For some reason I did not review the forth season of Orange is the New Black. I do not know why I did not review it because I loved that season. It was filled with such great character moments, and the show really did a good job balancing between the humor and the drama. It never felt overwhelmingly dramatic, nor overwhelmingly funny. The season did end on quite the cliffhanger, so I was certainly looking forward to this new season. So how is it? Well, it is okay. It is definitely the weakest of all the past seasons, but there is still plenty of like.
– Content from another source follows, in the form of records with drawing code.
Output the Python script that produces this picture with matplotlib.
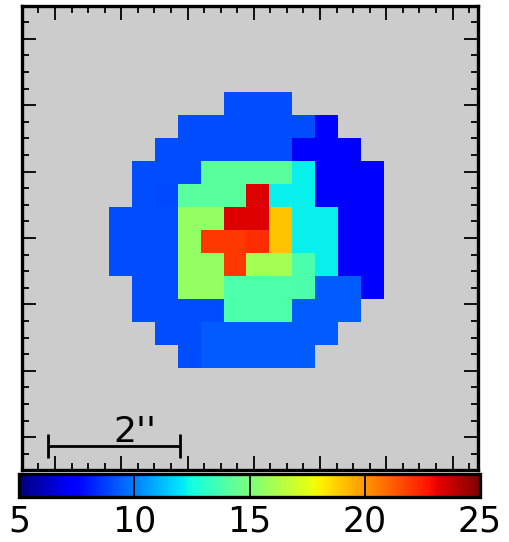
import numpy as np
import matplotlib
matplotlib.use("Agg")
import matplotlib.pyplot as plt
from matplotlib.ticker import MultipleLocator

# pixel map values (NaN = no data), rows top -> bottom
n = np.nan
vmap = [
    [n, n, n, n, n, 9.05, 9.05, 9.05, n, n, n, n],
    [n, n, n, 9.05, 9.05, 9.05, 9.05, 9.05, 9.05, 7.3, n, n],
    [n, n, 9.05, 9.05, 9.05, 9.05, 9.05, 9.05, 7.3, 7.3, 7.3, n],
    [n, 9.05, 9.05, 9.05, 14.2, 14.2, 14.2, 14.2, 12.2, 7.3, 7.3, 7.3],
    [n, 9.0, 8.95, 14.2, 14.2, 14.2, 23.3, 12.2, 12.2, 7.3, 7.3, 7.3],
    [9.05, 9.05, 9.05, 15.6, 15.6, 23.3, 23.3, 19.0, 12.2, 12.2, 7.3, 7.3],
    [9.05, 9.05, 9.05, 15.6, 22.0, 22.0, 22.2, 19.0, 12.2, 12.2, 7.3, 7.3],
    [9.05, 9.05, 9.05, 15.6, 15.6, 22.0, 16.0, 16.0, 13.9, 12.2, 7.3, 7.3],
    [n, 9.05, 9.05, 15.6, 15.6, 13.9, 13.9, 13.9, 13.9, 9.3, 9.3, 7.3],
    [n, 9.05, 9.05, 9.05, 9.05, 13.9, 13.9, 13.9, 9.3, 9.3, 9.3, n],
    [n, n, 9.05, 9.05, 9.3, 9.3, 9.3, 9.3, 9.3, 9.3, n, n],
    [n, n, n, 9.05, 9.3, 9.3, 9.3, 9.3, 9.3, n, n, n],
]
vmin, vmax = 5, 25
cbar_ticks = [5, 10, 15, 20, 25]
pix = 0.3457            # arcsec per pixel
x_first, y_top = 0.8145, 5.191   # corner of the map in arcsec
scale_len = 2           # arcsec

W, H = 509, 542
fig = plt.figure(figsize=(W / 100, H / 100), dpi=100)
ax = fig.add_axes([22.3 / W, 1 - 470.3 / H, (477.8 - 22.3) / W, (470.3 - 5.7) / H])
ax.set_facecolor("#cccccc")

data = np.ma.masked_invalid(np.array(vmap, float))
nr, nc = data.shape
im = ax.imshow(data, cmap="jet", vmin=vmin, vmax=vmax, interpolation="nearest",
               origin="upper", aspect="auto",
               extent=[x_first, x_first + nc * pix, y_top - nr * pix, y_top])
ax.set_xlim(-0.493, 6.38)
ax.set_ylim(-0.5, 6.5)

ax.xaxis.set_major_locator(MultipleLocator(1))
ax.yaxis.set_major_locator(MultipleLocator(1))
ax.xaxis.set_minor_locator(MultipleLocator(0.25))
ax.yaxis.set_minor_locator(MultipleLocator(0.25))
ax.tick_params(which="both", direction="in", top=True, right=True,
               labelbottom=False, labelleft=False, color="k")
ax.tick_params(which="major", length=10, width=1.3)
ax.tick_params(which="minor", length=5, width=1.3)
for s in ax.spines.values():
    s.set_linewidth(2.4)

# scale bar
x0, yb, cap = -0.11, -0.133, 0.18
ax.plot([x0, x0 + scale_len], [yb, yb], color="k", lw=2.0, solid_capstyle="butt")
for xc in (x0, x0 + scale_len):
    ax.plot([xc, xc], [yb - cap, yb + cap], color="k", lw=2.0, solid_capstyle="butt")
ax.text(x0 + scale_len / 2 - 0.01, -0.073, "2''", fontsize=26, ha="left", va="baseline")

# colourbar
cax = fig.add_axes([19 / W, 1 - 497.3 / H, (480 - 19) / W, 23 / H])
cb = fig.colorbar(im, cax=cax, orientation="horizontal", ticks=cbar_ticks)
cb.outline.set_linewidth(2.4)
cax.tick_params(length=0, pad=5, labelsize=25)
for t in cbar_ticks[1:-1]:
    cax.axvline(t, color="k", lw=1.3)

fig.savefig("out.png", dpi=100)
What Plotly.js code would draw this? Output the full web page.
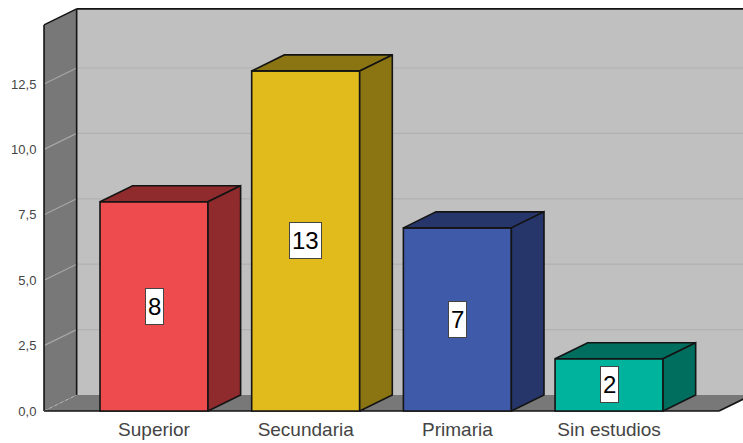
<!DOCTYPE html>
<html>
<head>
<meta charset="utf-8">
<script src="https://cdn.plot.ly/plotly-3.0.1.min.js"></script>
<style>html,body{margin:0;padding:0;background:#fff}#chart{width:743px;height:443px}</style>
</head>
<body>
<div id="chart"></div>
<script>
// Education level counts
const categories = ["Superior", "Secundaria", "Primaria", "Sin estudios"];
const values = [8, 13, 7, 2];
const frontColors = ["#ee4b4e", "#e1ba1c", "#3f5aa9", "#00b39d"];
const shadeColors = ["#8f2b2d", "#8b7412", "#26366a", "#006e5f"];
const yTicks = [0, 2.5, 5, 7.5, 10, 12.5];

// Extrusion and extents of the box, in axis units
const barWidth = 0.712;
const depthX = 0.215;
const depthY = 0.612;
const wallTop = 14.76;
const xLeft = -0.725;
const xFloorEnd = 3.725;
const xMax = 3.883;

const positions = categories.map((_, i) => i);
const edge = "#141414";
const edgeWidth = 1.6;
const backX = xLeft + depthX;
const shapes = [];
const traces = [];

function wall(pts, fill) {
  shapes.push({
    type: "path", layer: "below", xref: "x", yref: "y",
    path: "M" + pts.map(p => p[0] + "," + p[1]).join(" L") + " Z",
    fillcolor: fill, line: { width: 0 }
  });
}
function rule(x0, y0, x1, y1, color, width, dash) {
  shapes.push({
    type: "line", layer: "below", xref: "x", yref: "y",
    x0: x0, y0: y0, x1: x1, y1: y1,
    line: { color: color, width: width, dash: dash || "solid" }
  });
}
function face(xs, ys, fill) {
  traces.push({
    type: "scatter", mode: "lines", x: xs, y: ys,
    fill: "toself", fillcolor: fill,
    line: { color: edge, width: edgeWidth },
    hoverinfo: "skip", showlegend: false
  });
}

// Walls and floor
wall([[backX, depthY], [xMax + 1, depthY], [xMax + 1, wallTop + depthY], [backX, wallTop + depthY]], "#c0c0c0");
wall([[xLeft, 0], [backX, depthY], [xFloorEnd + depthX, depthY], [xFloorEnd, 0]], "#787878");
wall([[xLeft, 0], [backX, depthY], [backX, wallTop + depthY], [xLeft, wallTop]], "#787878");

// Grid lines across both walls
yTicks.slice(1).forEach(v => {
  rule(backX, v + depthY, xMax + 1, v + depthY, "#b1b1b1", 1.2);
  rule(xLeft, v, backX, v + depthY, "#a6a6a6", 1.2);
});

// Wall outlines
rule(backX, depthY, backX, wallTop + depthY, edge, edgeWidth);
rule(backX, wallTop + depthY, xMax + 1, wallTop + depthY, edge, edgeWidth);
rule(xLeft, 0, xLeft, wallTop, edge, edgeWidth);
rule(xLeft, wallTop, backX, wallTop + depthY, edge, edgeWidth);
rule(xLeft, 0, backX, depthY, "#b5b5b5", 1, "dot");
rule(xLeft, 0, xFloorEnd, 0, edge, edgeWidth);
rule(xFloorEnd, 0, xFloorEnd + depthX, depthY, edge, edgeWidth);

// Front faces
traces.push({
  type: "bar", x: positions, y: values, width: barWidth,
  marker: { color: frontColors, line: { color: edge, width: edgeWidth } },
  hoverinfo: "skip", showlegend: false
});

// Top and side faces of each column
values.forEach((v, i) => {
  const l = positions[i] - barWidth / 2, r = positions[i] + barWidth / 2;
  face([l, r, r + depthX, l + depthX, l], [v, v, v + depthY, v + depthY, v], shadeColors[i]);
  face([r, r + depthX, r + depthX, r, r], [0, depthY, v + depthY, v, 0], shadeColors[i]);
});

const annotations = values.map((v, i) => ({
  x: positions[i], y: v / 2, xref: "x", yref: "y",
  text: String(v), showarrow: false,
  font: { family: "Liberation Sans, Arial, sans-serif", size: 24, color: "#000" },
  bgcolor: "#ffffff", bordercolor: "#444444", borderwidth: 1,
  borderpad: 2, height: 31
}));

const layout = {
  width: 743, height: 443,
  margin: { l: 41, r: 0, t: 5, b: 30 },
  paper_bgcolor: "#ffffff", plot_bgcolor: "#ffffff",
  separators: ",.",
  showlegend: false,
  hovermode: false,
  xaxis: {
    range: [-0.745, xMax], showgrid: false, zeroline: false, showline: false,
    tickmode: "array", tickvals: positions, ticktext: categories,
    ticks: "", ticklen: 0, ticklabelstandoff: 3,
    tickfont: { family: "Liberation Sans, Arial, sans-serif", size: 19, color: "#444444" }
  },
  yaxis: {
    range: [-0.076, 15.52], showgrid: false, zeroline: false, showline: false,
    tickmode: "array", tickvals: yTicks, tickformat: ".1f",
    ticks: "outside", ticklen: 1, tickcolor: "rgba(0,0,0,0)",
    tickfont: { family: "Liberation Sans, Arial, sans-serif", size: 13, color: "#444444" }
  },
  shapes: shapes,
  annotations: annotations
};

Plotly.newPlot("chart", traces, layout, { displayModeBar: false, staticPlot: true });
</script>
</body>
</html>
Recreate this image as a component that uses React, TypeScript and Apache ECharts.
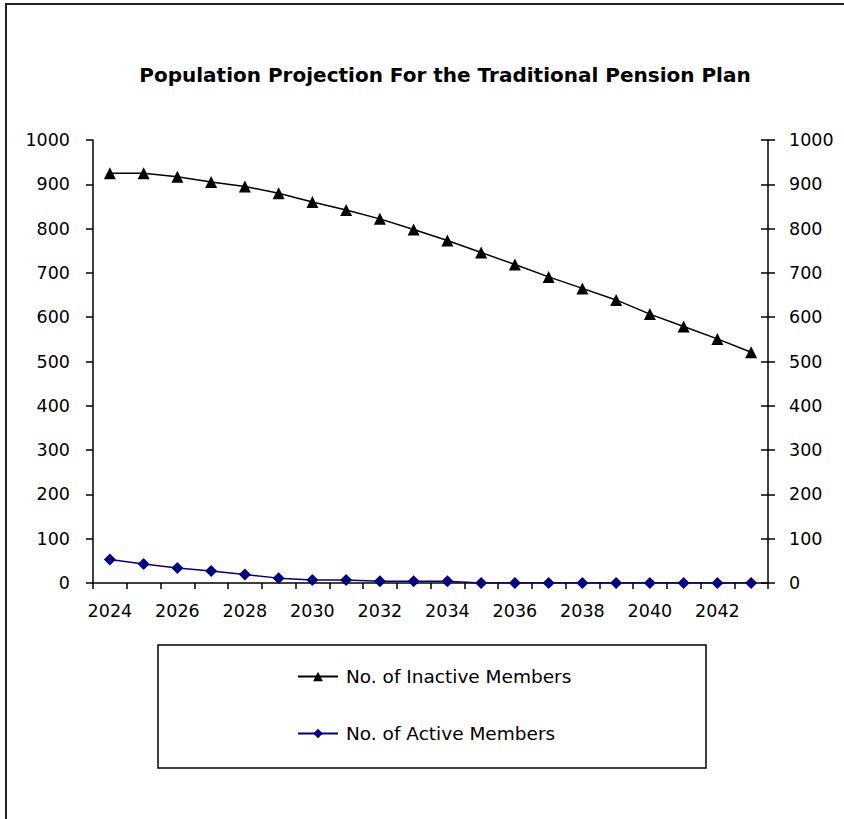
import React, { useEffect, useRef } from "react";
import * as echarts from "echarts";

const years = [
  "2024", "2025", "2026", "2027", "2028", "2029", "2030", "2031", "2032", "2033",
  "2034", "2035", "2036", "2037", "2038", "2039", "2040", "2041", "2042", "2043",
];

const inactiveMembers = [
  925, 925, 917, 905, 895, 880, 860, 842, 822, 798,
  773, 746, 719, 691, 665, 639, 607, 579, 551, 521,
];

const activeMembers = [
  53, 43, 34, 27, 19, 11, 7, 7, 4, 4,
  4, 0, 0, 0, 0, 0, 0, 0, 0, 0,
];

const yMin = 0;
const yMax = 1000;
const yStep = 100;

const FONT = "'DejaVu Sans', sans-serif";

export default function App() {
  const ref = useRef<HTMLDivElement>(null);

  useEffect(() => {
    if (!ref.current) return;
    const chart = echarts.init(ref.current, null, { renderer: "svg" });

    const valueAxisBase = {
      type: "value" as const,
      min: yMin,
      max: yMax,
      interval: yStep,
      splitLine: { show: false },
    };
    const plain = (v: number) => String(v);

    chart.setOption({
      animation: false,
      backgroundColor: "#ffffff",
      textStyle: { fontFamily: FONT },
      title: {
        text: "Population Projection For the Traditional Pension Plan",
        left: 440,
        top: 60,
        textAlign: "center",
        textStyle: {
          fontFamily: FONT,
          fontSize: 20,
          fontWeight: "bold",
          color: "#000",
        },
      },
      grid: { left: 93, right: 76, top: 140, bottom: 236, containLabel: false },
      legend: {
        orient: "vertical",
        left: 297,
        top: 667,
        padding: 0,
        itemGap: 38,
        itemWidth: 40,
        itemHeight: 12,
        textStyle: { fontFamily: FONT, fontSize: 18.5, color: "#000", padding: [0, 0, 0, 3] },
        data: [
          { name: "No. of Inactive Members" },
          { name: "No. of Active Members" },
        ],
      },
      xAxis: {
        type: "category",
        data: years,
        boundaryGap: true,
        axisLine: { show: true, lineStyle: { color: "#000", width: 1.5 } },
        axisTick: { show: true, interval: 0, length: 6, lineStyle: { color: "#000", width: 1.5 } },
        axisLabel: { interval: 1, margin: 19, fontFamily: FONT, fontSize: 17.5, color: "#000" },
      },
      yAxis: [
        {
          ...valueAxisBase,
          position: "left",
          axisLine: { show: true, lineStyle: { color: "#000", width: 1.5 } },
          axisTick: { show: true, length: 7, lineStyle: { color: "#000", width: 1.5 } },
          axisLabel: { margin: 23, formatter: plain, fontFamily: FONT, fontSize: 17.5, color: "#000" },
        },
        {
          ...valueAxisBase,
          position: "right",
          axisLine: { show: true, lineStyle: { color: "#000", width: 1.5 } },
          axisTick: { show: true, length: 7, lineStyle: { color: "#000", width: 1.5 } },
          axisLabel: { margin: 21, formatter: plain, fontFamily: FONT, fontSize: 17.5, color: "#000" },
        },
        {
          ...valueAxisBase,
          position: "right",
          axisLine: { show: false },
          axisTick: { show: true, inside: true, length: 7, lineStyle: { color: "#000", width: 1.5 } },
          axisLabel: { show: false },
        },
      ],
      series: [
        {
          name: "No. of Inactive Members",
          type: "line",
          data: inactiveMembers,
          yAxisIndex: 0,
          symbol: "triangle",
          symbolSize: 12,
          showAllSymbol: true,
          lineStyle: { color: "#000", width: 1.5 },
          itemStyle: { color: "#000" },
        },
        {
          name: "No. of Active Members",
          type: "line",
          data: activeMembers,
          yAxisIndex: 0,
          symbol: "diamond",
          symbolSize: 12,
          showAllSymbol: true,
          lineStyle: { color: "#000080", width: 1.5 },
          itemStyle: { color: "#000080" },
        },
      ],
      graphic: [
        {
          type: "rect",
          shape: { x: 6, y: 4, width: 900, height: 900 },
          style: { fill: "none", stroke: "#222", lineWidth: 2 },
          silent: true,
        },
        {
          type: "rect",
          shape: { x: 158, y: 645, width: 548, height: 123 },
          style: { fill: "none", stroke: "#000", lineWidth: 1.5 },
          silent: true,
        },
      ],
    });

    return () => chart.dispose();
  }, []);

  return (
    <div
      ref={ref}
      style={{ position: "absolute", left: 0, top: 0, width: 844, height: 819 }}
    />
  );
}
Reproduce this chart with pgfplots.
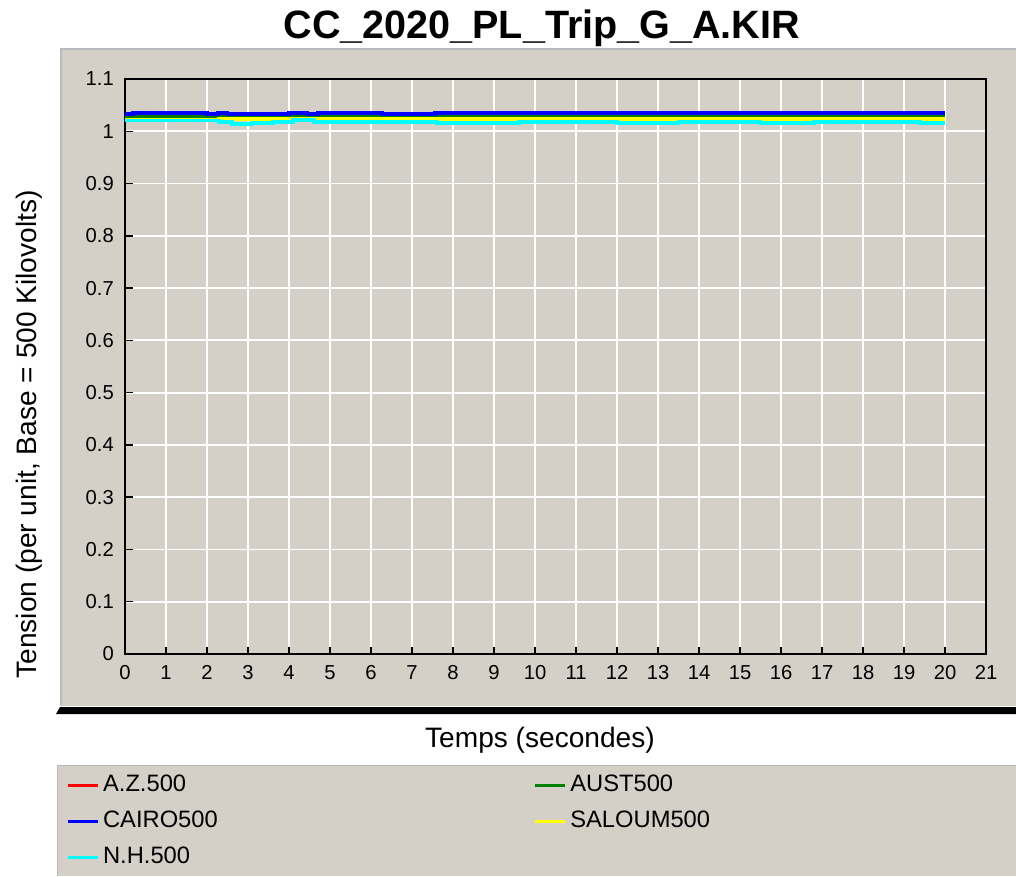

We need to speak as one united group
So this season decides to approach the show in a different way. Throughout these thirteen episodes, only three days pass by within the show. This shakeup is very refreshing, but just how effective is it? Well, it is not as effective as it could be. The problem is that while the season starts off strong, and finished mostly strong, the middle drags. The focal point of this season is these three days where the inmates of Litchfield are rioting. Some are rioting in honor of Poussey, while others are rioting because they want to invoke change within the corrupt system.
The first few episodes are really good because not only do they focus on this, but they also focus on the terrifying nature of a prison riot. The way that the inmates treated the guards was often times disconcerting, and while there was some comedy involved, it never took away from the reality of the situation. There was also a power struggle during those early episodes. At one point Daya was in control, Maria sought control, Leanne and Angie were in control as well. There were many fascinating angles that these early episodes were taking, so I was invested with what was going on. Before I go any further I need to comment on Leanne and Angie. They are both awful characters this season. In the past the show attempted to give them some depth, this time around they are used solely for laughs. By laughs I mean groans because I never found them funny at all. They are fine when they linger in the background, but for some reason this season used them quite a bit.
We the inmates of Litchfield are human beings
The big problem with this season is that there is a lack of focus, and some major inconsistency. The comedy feels much more forced than past season, it also does not land quite as much either. While the show does go to some dark places this season (as it should, I mean they are rioting), it never goes too dark. Who are the causalities of this riot? Humps is really the only one who died, and it just kind of happened. There are some intense repercussions, but I wish there was a bit more to take away from this. The flashbacks have always been one of my favorite aspects of this show, but this season I did not care for them. They felt like they were thrown in with very little thought and did not add much to flesh out our characters. Also, I have to mention how the show has severely screwed up Piscatella. Initially he was an interesting character, but this season all the show does is turn him into some sort of over the top cartoony villain. Season 5 episode 9, “The Tightening”, is without a doubt the worst episode of the show. Piscatella is basically Jason hunting down the inmates. It is such a tonal departure from the rest of the show that I hated almost every minute of it.
While this season did have many problems, as noted above, it is not without its moments. Following Taystee on her quest for doing right by Poussey was great to see. Ultimately she thought a bit too much with her heart rather than her head, which led the governor allowing the guys with riot gear storm in and drag the women out. I also really liked how the show used Maria and Gloria. It showed how far each of these women would go for their loved ones, and allowed each of the actresses to deliver some standout performances. The central conflict of the season is complex and I certainly enjoyed witnessing it. Along with that, there are plenty of questions that have been raised. Are the inmates the good guys? Are those corrupt guys the good guys? How can diplomacy be reached? Was anyone innocent in the riot? I am not here to answer these questions (I still have figure them out for myself), but they are worth thinking about.
This is not a bad season, but it is underwhelming. It has an interesting approach to its message, even if it occasionally derails the show’s storytelling. The balance between comedy and drama is not as sharp this time around, and certain characters who do not deserve more screen time somehow get too much screen time. As far as the next season, I am curious what will happen. I did enjoy the finale, even though I hate the cliffhanger. It honestly felt like the writers had no idea where to go next, so they opted to fade away before committing to anything major. The prospect of the inmates being separated is interesting, but we will have to wait and see whether it will actually take hold.